Em entrevista recente ao jornal local Times of Israel, o novo primeiro-ministro Naftali Bennett disse: “Sou mais direitista do que Bibi (Netanyahu), mas não uso o ódio ou a polarização como uma ferramenta”.O professor da New School diz que “governos extremistas e populistas como Netanyahu e Bolsonaro baseiam suas políticas na demonização do outro, em vez de integração e diálogo”.

“No caso brasileiro, é uma quebra muito grande com administrações anteriores”, diz. “”Estamos vendo no Brasil que pessoas muito distintas, como os ex-presidentes Fernando Henrique Cardoso e Lula, podem se encontrar e pensar juntas sobre suas diferenças enquanto políticos democratas.”

“Já Bolsonaro está preso à uma ideologia problemática e, quando a realidade muda, seja nos EUA ou em Israel, temos uma nova lição sobre como políticas movidas pela vontade e por caprichos pessoais são tão prejudiciais.”

Mudança de postura?
Se o palácio do Planalto seguir a cartilha adotada após a derrota de Trump, Bolsonaro deve tentar recalibrar seu discurso a partir de agora.

Após apoiar abertamente a reeleição de Donald Trump, sugerir fraude nas eleições dos EUA e ter sido o último líder de um país democrático a parabenizar Joe Biden pela eleição, Bolsonaro escalou o então chanceler Ernesto Araújo como porta-voz de um diálogo renovado entre os dois países.

“Tive hoje longa e produtiva conversa com o Secretário de Estado Antony Blinken. Agenda 100% positiva. Ficou claro que há excelente disposição e amplas oportunidades para continuarmos construindo uma parceria profunda entre o Brasil e os Estados Unidos”, disse então Araújo pelo Twitter.

De lá para cá, sob intensa pressão por uma gestão classificada como errática e ideológica à frente do Itamaraty, Ernesto Araújo perdeu a cadeira e foi substituído pelo diplomata Carlos França, descrito como figura mais moderada.

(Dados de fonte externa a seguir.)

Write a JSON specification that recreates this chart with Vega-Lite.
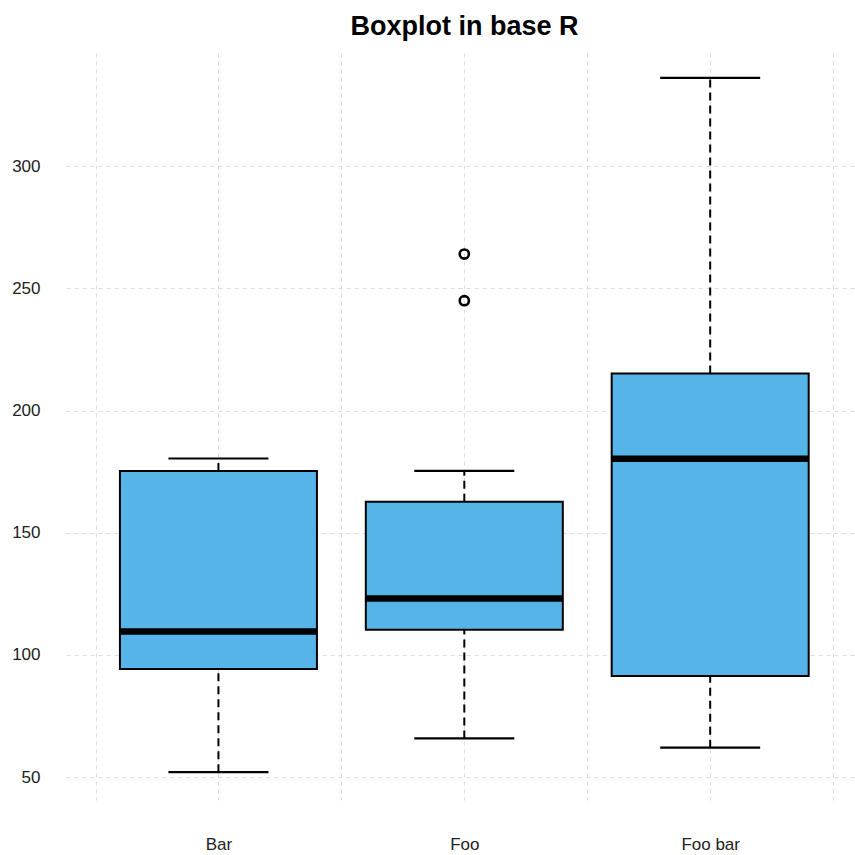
{
  "$schema": "https://vega.github.io/schema/vega-lite/v6.json",
  "autosize": {"type": "none"},
  "width": 789,
  "height": 747,
  "padding": {"left": 66, "top": 53, "right": 0, "bottom": 55},
  "background": "white",
  "title": {
    "text": "Boxplot in base R",
    "font": "Liberation Sans",
    "fontSize": 27,
    "fontWeight": "bold",
    "color": "#000000",
    "anchor": "middle",
    "baseline": "bottom",
    "offset": 12,
    "dx": 4,
    "dy": 27
  },
  "datasets": {
    "boxes": [
      {"group": "Bar", "idx": 1, "lo": 52, "q1": 94.2, "med": 109.6, "q3": 175.3, "hi": 180.4},
      {"group": "Foo", "idx": 2, "lo": 65.8, "q1": 110.3, "med": 123.1, "q3": 162.7, "hi": 175.3},
      {"group": "Foo bar", "idx": 3, "lo": 62, "q1": 91.4, "med": 180.3, "q3": 215.2, "hi": 336.2}
    ],
    "outliers": [
      {"group": "Foo", "idx": 2, "value": 264.1},
      {"group": "Foo", "idx": 2, "value": 245}
    ]
  },
  "config": {
    "view": {"stroke": null},
    "axis": {
      "domain": false,
      "ticks": false,
      "tickSize": 0,
      "grid": true,
      "gridColor": "#dcdcdc",
      "gridDash": [4, 4],
      "gridWidth": 1,
      "labelFont": "Liberation Sans",
      "labelFontSize": 17,
      "labelColor": "#222222",
      "title": null,
      "zindex": 1
    }
  },
  "layer": [
    {
      "data": {"name": "boxes"},
      "mark": {"type": "rule", "color": "#000000", "strokeWidth": 2, "strokeDash": [8, 5]},
      "encoding": {
        "x": {
          "field": "idx",
          "type": "quantitative",
          "scale": {"domain": [0.38, 3.589], "nice": false, "zero": false, "padding": 0},
          "axis": {
            "values": [0.5, 1, 1.5, 2, 2.5, 3, 3.5],
            "labelExpr": "datum.value == 1 ? 'Bar' : datum.value == 2 ? 'Foo' : datum.value == 3 ? 'Foo bar' : ''",
            "labelPadding": 36,
            "labelBaseline": "top"
          }
        },
        "y": {
          "field": "lo",
          "type": "quantitative",
          "scale": {"domain": [40.6, 346.4], "nice": false, "zero": false, "padding": 0},
          "axis": {
            "values": [50, 100, 150, 200, 250, 300],
            "labelPadding": 26,
            "labelBaseline": "middle"
          }
        },
        "y2": {"field": "q1"}
      }
    },
    {
      "data": {"name": "boxes"},
      "mark": {"type": "rule", "color": "#000000", "strokeWidth": 2, "strokeDash": [8, 5]},
      "encoding": {
        "x": {"field": "idx", "type": "quantitative"},
        "y": {"field": "q3", "type": "quantitative"},
        "y2": {"field": "hi"}
      }
    },
    {
      "data": {"name": "boxes"},
      "mark": {"type": "tick", "orient": "horizontal", "color": "#000000", "size": 100, "thickness": 2.2, "opacity": 1},
      "encoding": {
        "x": {"field": "idx", "type": "quantitative"},
        "y": {"field": "lo", "type": "quantitative"}
      }
    },
    {
      "data": {"name": "boxes"},
      "mark": {"type": "tick", "orient": "horizontal", "color": "#000000", "size": 100, "thickness": 2.2, "opacity": 1},
      "encoding": {
        "x": {"field": "idx", "type": "quantitative"},
        "y": {"field": "hi", "type": "quantitative"}
      }
    },
    {
      "data": {"name": "boxes"},
      "mark": {"type": "bar", "orient": "vertical", "size": 197, "fill": "#56B4E9", "stroke": "#000000", "strokeWidth": 2},
      "encoding": {
        "x": {"field": "idx", "type": "quantitative"},
        "y": {"field": "q1", "type": "quantitative"},
        "y2": {"field": "q3"}
      }
    },
    {
      "data": {"name": "boxes"},
      "mark": {"type": "tick", "orient": "horizontal", "color": "#000000", "size": 197, "thickness": 6.5, "opacity": 1},
      "encoding": {
        "x": {"field": "idx", "type": "quantitative"},
        "y": {"field": "med", "type": "quantitative"}
      }
    },
    {
      "data": {"name": "outliers"},
      "mark": {"type": "point", "shape": "circle", "filled": false, "color": "#000000", "size": 85, "strokeWidth": 2.6, "opacity": 1},
      "encoding": {
        "x": {"field": "idx", "type": "quantitative"},
        "y": {"field": "value", "type": "quantitative"}
      }
    }
  ]
}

Sua função seria “filtrar” o discurso ideológico que Bolsonaro direciona a apoiadores mais radicais em uma gestão mais pragmática nas relações internacionais do país.

A chegada de França ajudaria o Brasil a construir pontes com o novo governo israelense?

“Como podemos ver com os ministros da Saúde, nas questões mais polêmicas, é Bolsonaro quem decide. Os que tentaram uma abordagem mais científica ou pragmática foram demitidos. Na perspectiva democrática, a questão mais problemática da administração Bolsonaro é ele próprio”, avalia Finchelstein.

Para Christopher Sabatini, Bolsonaro agora está diante de um difícil quebra-cabeças.

“Ele vai precisar fazer sacrifícios em termos do que sempre considerou como princípios básicos: por exemplo, o apoio a uma definição muito limitada sobre Israel e seus interesses, ou uma nova visão sobre um Estado palestino. Ele vai mudar nesses pontos para conseguir se realinhar? Se o fizer, será um movimento pragmático, mas que vai fazê-lo parecer volúvel e abrindo mão do que caracteriza sua imagem e personalidade”, pondera.

“E, se não o fizer, então ele vai ficar ainda pior como líder global – o que o Brasil, no passado, aspirava ser”, diz.